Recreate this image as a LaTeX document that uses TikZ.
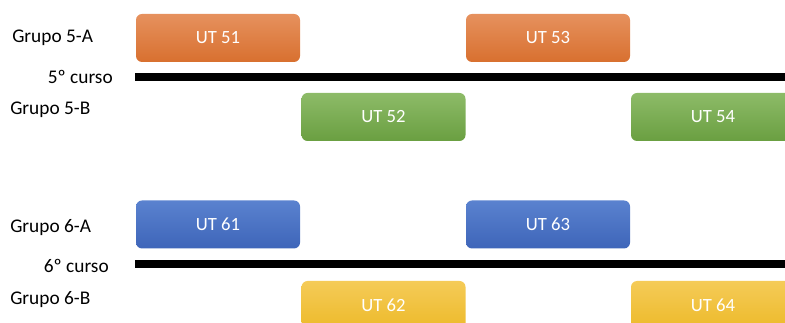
\documentclass[tikz,border=0pt]{standalone}
\usepackage{fontspec}
\setmainfont{Carlito}
\usepackage{tikz}
\usetikzlibrary{positioning}

\definecolor{naranjaA}{HTML}{E6915E}
\definecolor{naranjaB}{HTML}{D8702F}
\definecolor{verdeA}{HTML}{8DBB68}
\definecolor{verdeB}{HTML}{6A9F41}
\definecolor{azulA}{HTML}{5A82CF}
\definecolor{azulB}{HTML}{3E65B9}
\definecolor{amarilloA}{HTML}{F5CB58}
\definecolor{amarilloB}{HTML}{EDBA2A}

\tikzset{
	ut/.style={rounded corners=4.5pt, minimum width=123pt, minimum height=36pt,
		inner sep=0pt, text=white, font=\fontsize{14}{16}\selectfont},
	utnaranja/.style={ut, top color=naranjaA, bottom color=naranjaB},
	utverde/.style={ut, top color=verdeA, bottom color=verdeB},
	utazul/.style={ut, top color=azulA, bottom color=azulB},
	utamarillo/.style={ut, top color=amarilloA, bottom color=amarilloB},
	etiqueta/.style={inner sep=0pt, font=\fontsize{14.5}{16}\selectfont},
	curso/.style={line width=6pt}
}

\begin{document}
\begin{tikzpicture}
	[x=0.75pt, y=-0.75pt]
	\useasboundingbox (0,0) rectangle (785,323);
	\clip (0,0) rectangle (785,323);
	% 5º curso
	\node[etiqueta, anchor=west] (g5a) at (12,38) {Grupo 5-A};
	\node[etiqueta, anchor=east] (c5) at (113,77) {5º curso};
	\node[etiqueta, anchor=west] (g5b) at (10,110) {Grupo 5-B};
	\node[utnaranja] (ut51) at (218,38) {UT 51};
	\node[utnaranja] (ut53) at (548,38) {UT 53};
	\node[utverde] (ut52) at (383.5,117) {UT 52};
	\node[utverde] (ut54) at (713,117) {UT 54};
	\draw[curso] (135,77.5) -- (785,77.5);
	% 6º curso
	\node[etiqueta, anchor=west] (g6a) at (10,228) {Grupo 6-A};
	\node[etiqueta, anchor=east] (c6) at (109,266) {6º curso};
	\node[etiqueta, anchor=west] (g6b) at (10,300) {Grupo 6-B};
	\node[utazul] (ut61) at (218,224.5) {UT 61};
	\node[utazul] (ut63) at (548,224.5) {UT 63};
	\node[utamarillo] (ut62) at (383.5,305) {UT 62};
	\node[utamarillo] (ut64) at (713,305) {UT 64};
	\draw[curso] (135,264.5) -- (785,264.5);
\end{tikzpicture}
\end{document}
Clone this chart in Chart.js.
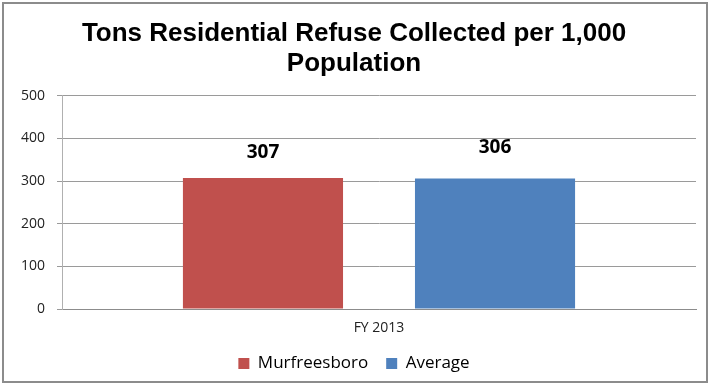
<!DOCTYPE html>
<html>
<head>
<meta charset="utf-8">
<script src="https://cdn.jsdelivr.net/npm/chart.js@4"></script>
<style>
  html, body { margin: 0; padding: 0; background: #fff; }
  #wrap { width: 710px; height: 385px; position: relative; }
</style>
</head>
<body>
<div id="wrap"><canvas id="grafica" width="710" height="385"></canvas></div>
<script>
const categorias = ["FY 2013"];
const murfreesboro = [307];
const promedio = [306];
const titulo = ["Tons Residential Refuse Collected per 1,000", "Population"];

// etiquetas de valor sobre cada barra
const etiquetasValor = {
    id: "etiquetasValor",
    afterDatasetsDraw(chart) {
        const ctx = chart.ctx;
        ctx.save();
        ctx.font = "bold 19px 'Open Sans', Arial, sans-serif";
        ctx.fillStyle = "#000";
        ctx.textAlign = "center";
        ctx.textBaseline = "middle";
        chart.data.datasets.forEach((ds, i) => {
            chart.getDatasetMeta(i).data.forEach((bar, j) => {
                ctx.fillText(ds.data[j], bar.x, bar.y - 26 - i * 5);
            });
        });
        ctx.restore();
    }
};

// marco gris alrededor del grafico
const marco = {
    id: "marco",
    afterDraw(chart) {
        const ctx = chart.ctx;
        ctx.save();
        ctx.strokeStyle = "#8c8c8c";
        ctx.lineWidth = 2;
        ctx.strokeRect(3, 3, 704, 379);
        ctx.restore();
    }
};

new Chart(document.getElementById("grafica").getContext("2d"), {
    type: "bar",
    data: {
        labels: categorias,
        datasets: [
            {
                label: "Murfreesboro",
                data: murfreesboro,
                backgroundColor: "#c0504d",
                categoryPercentage: 0.732,
                barPercentage: 0.69
            },
            {
                label: "Average",
                data: promedio,
                backgroundColor: "#4f81bd",
                categoryPercentage: 0.732,
                barPercentage: 0.69
            }
        ]
    },
    options: {
        responsive: false,
        animation: false,
        layout: { padding: { left: 12, right: 14, top: 19, bottom: 3 } },
        plugins: {
            title: {
                display: true,
                text: titulo,
                color: "#000",
                font: { family: "'Liberation Sans', Arial, sans-serif", size: 26, weight: "bold", lineHeight: 1.15 },
                padding: { top: 0, bottom: 17 }
            },
            legend: {
                position: "bottom",
                labels: {
                    color: "#000",
                    font: { family: "'Open Sans', Arial, sans-serif", size: 17 },
                    boxWidth: 11,
                    boxHeight: 11,
                    padding: 18
                }
            },
            tooltip: { enabled: false }
        },
        scales: {
            x: {
                afterFit(scale) { scale.height = 28; },
                grid: { display: false, drawTicks: false },
                border: { color: "#8c8c8c", width: 1 },
                ticks: {
                    color: "#222",
                    font: { family: "'Open Sans', Arial, sans-serif", size: 14, lineHeight: 0.9 },
                    padding: 13
                }
            },
            y: {
                min: 0,
                max: 500,
                afterFit(scale) { scale.width = 50; },
                border: { color: "#b0b0b0", width: 1 },
                grid: { color: "#9a9a9a", tickLength: 5, tickColor: "#9a9a9a" },
                ticks: {
                    stepSize: 100,
                    color: "#222",
                    font: { family: "'Open Sans', Arial, sans-serif", size: 14 },
                    padding: 12
                }
            }
        }
    },
    plugins: [etiquetasValor, marco]
});
</script>
</body>
</html>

WRITTEN TASK:
Copy the listing in full and without alteration, omitting every picture.

COMPLETE OUTPUT:
Recreate this image as a LaTeX document that uses TikZ.
\documentclass[tikz,border=0pt]{standalone}
\usepackage{fontspec}
\setmainfont{Carlito}
\usepackage{tikz}
\usetikzlibrary{positioning}

\definecolor{naranjaA}{HTML}{E6915E}
\definecolor{naranjaB}{HTML}{D8702F}
\definecolor{verdeA}{HTML}{8DBB68}
\definecolor{verdeB}{HTML}{6A9F41}
\definecolor{azulA}{HTML}{5A82CF}
\definecolor{azulB}{HTML}{3E65B9}
\definecolor{amarilloA}{HTML}{F5CB58}
\definecolor{amarilloB}{HTML}{EDBA2A}

\tikzset{
	ut/.style={rounded corners=4.5pt, minimum width=123pt, minimum height=36pt,
		inner sep=0pt, text=white, font=\fontsize{14}{16}\selectfont},
	utnaranja/.style={ut, top color=naranjaA, bottom color=naranjaB},
	utverde/.style={ut, top color=verdeA, bottom color=verdeB},
	utazul/.style={ut, top color=azulA, bottom color=azulB},
	utamarillo/.style={ut, top color=amarilloA, bottom color=amarilloB},
	etiqueta/.style={inner sep=0pt, font=\fontsize{14.5}{16}\selectfont},
	curso/.style={line width=6pt}
}

\begin{document}
\begin{tikzpicture}
	[x=0.75pt, y=-0.75pt]
	\useasboundingbox (0,0) rectangle (785,323);
	\clip (0,0) rectangle (785,323);
	% 5º curso
	\node[etiqueta, anchor=west] (g5a) at (12,38) {Grupo 5-A};
	\node[etiqueta, anchor=east] (c5) at (113,77) {5º curso};
	\node[etiqueta, anchor=west] (g5b) at (10,110) {Grupo 5-B};
	\node[utnaranja] (ut51) at (218,38) {UT 51};
	\node[utnaranja] (ut53) at (548,38) {UT 53};
	\node[utverde] (ut52) at (383.5,117) {UT 52};
	\node[utverde] (ut54) at (713,117) {UT 54};
	\draw[curso] (135,77.5) -- (785,77.5);
	% 6º curso
	\node[etiqueta, anchor=west] (g6a) at (10,228) {Grupo 6-A};
	\node[etiqueta, anchor=east] (c6) at (109,266) {6º curso};
	\node[etiqueta, anchor=west] (g6b) at (10,300) {Grupo 6-B};
	\node[utazul] (ut61) at (218,224.5) {UT 61};
	\node[utazul] (ut63) at (548,224.5) {UT 63};
	\node[utamarillo] (ut62) at (383.5,305) {UT 62};
	\node[utamarillo] (ut64) at (713,305) {UT 64};
	\draw[curso] (135,264.5) -- (785,264.5);
\end{tikzpicture}
\end{document}
Clone this chart in Chart.js.
<!DOCTYPE html>
<html>
<head>
<meta charset="utf-8">
<script src="https://cdn.jsdelivr.net/npm/chart.js@4"></script>
<style>
  html, body { margin: 0; padding: 0; background: #fff; }
  #wrap { width: 710px; height: 385px; position: relative; }
</style>
</head>
<body>
<div id="wrap"><canvas id="grafica" width="710" height="385"></canvas></div>
<script>
const categorias = ["FY 2013"];
const murfreesboro = [307];
const promedio = [306];
const titulo = ["Tons Residential Refuse Collected per 1,000", "Population"];

// etiquetas de valor sobre cada barra
const etiquetasValor = {
    id: "etiquetasValor",
    afterDatasetsDraw(chart) {
        const ctx = chart.ctx;
        ctx.save();
        ctx.font = "bold 19px 'Open Sans', Arial, sans-serif";
        ctx.fillStyle = "#000";
        ctx.textAlign = "center";
        ctx.textBaseline = "middle";
        chart.data.datasets.forEach((ds, i) => {
            chart.getDatasetMeta(i).data.forEach((bar, j) => {
                ctx.fillText(ds.data[j], bar.x, bar.y - 26 - i * 5);
            });
        });
        ctx.restore();
    }
};

// marco gris alrededor del grafico
const marco = {
    id: "marco",
    afterDraw(chart) {
        const ctx = chart.ctx;
        ctx.save();
        ctx.strokeStyle = "#8c8c8c";
        ctx.lineWidth = 2;
        ctx.strokeRect(3, 3, 704, 379);
        ctx.restore();
    }
};

new Chart(document.getElementById("grafica").getContext("2d"), {
    type: "bar",
    data: {
        labels: categorias,
        datasets: [
            {
                label: "Murfreesboro",
                data: murfreesboro,
                backgroundColor: "#c0504d",
                categoryPercentage: 0.732,
                barPercentage: 0.69
            },
            {
                label: "Average",
                data: promedio,
                backgroundColor: "#4f81bd",
                categoryPercentage: 0.732,
                barPercentage: 0.69
            }
        ]
    },
    options: {
        responsive: false,
        animation: false,
        layout: { padding: { left: 12, right: 14, top: 19, bottom: 3 } },
        plugins: {
            title: {
                display: true,
                text: titulo,
                color: "#000",
                font: { family: "'Liberation Sans', Arial, sans-serif", size: 26, weight: "bold", lineHeight: 1.15 },
                padding: { top: 0, bottom: 17 }
            },
            legend: {
                position: "bottom",
                labels: {
                    color: "#000",
                    font: { family: "'Open Sans', Arial, sans-serif", size: 17 },
                    boxWidth: 11,
                    boxHeight: 11,
                    padding: 18
                }
            },
            tooltip: { enabled: false }
        },
        scales: {
            x: {
                afterFit(scale) { scale.height = 28; },
                grid: { display: false, drawTicks: false },
                border: { color: "#8c8c8c", width: 1 },
                ticks: {
                    color: "#222",
                    font: { family: "'Open Sans', Arial, sans-serif", size: 14, lineHeight: 0.9 },
                    padding: 13
                }
            },
            y: {
                min: 0,
                max: 500,
                afterFit(scale) { scale.width = 50; },
                border: { color: "#b0b0b0", width: 1 },
                grid: { color: "#9a9a9a", tickLength: 5, tickColor: "#9a9a9a" },
                ticks: {
                    stepSize: 100,
                    color: "#222",
                    font: { family: "'Open Sans', Arial, sans-serif", size: 14 },
                    padding: 12
                }
            }
        }
    },
    plugins: [etiquetasValor, marco]
});
</script>
</body>
</html>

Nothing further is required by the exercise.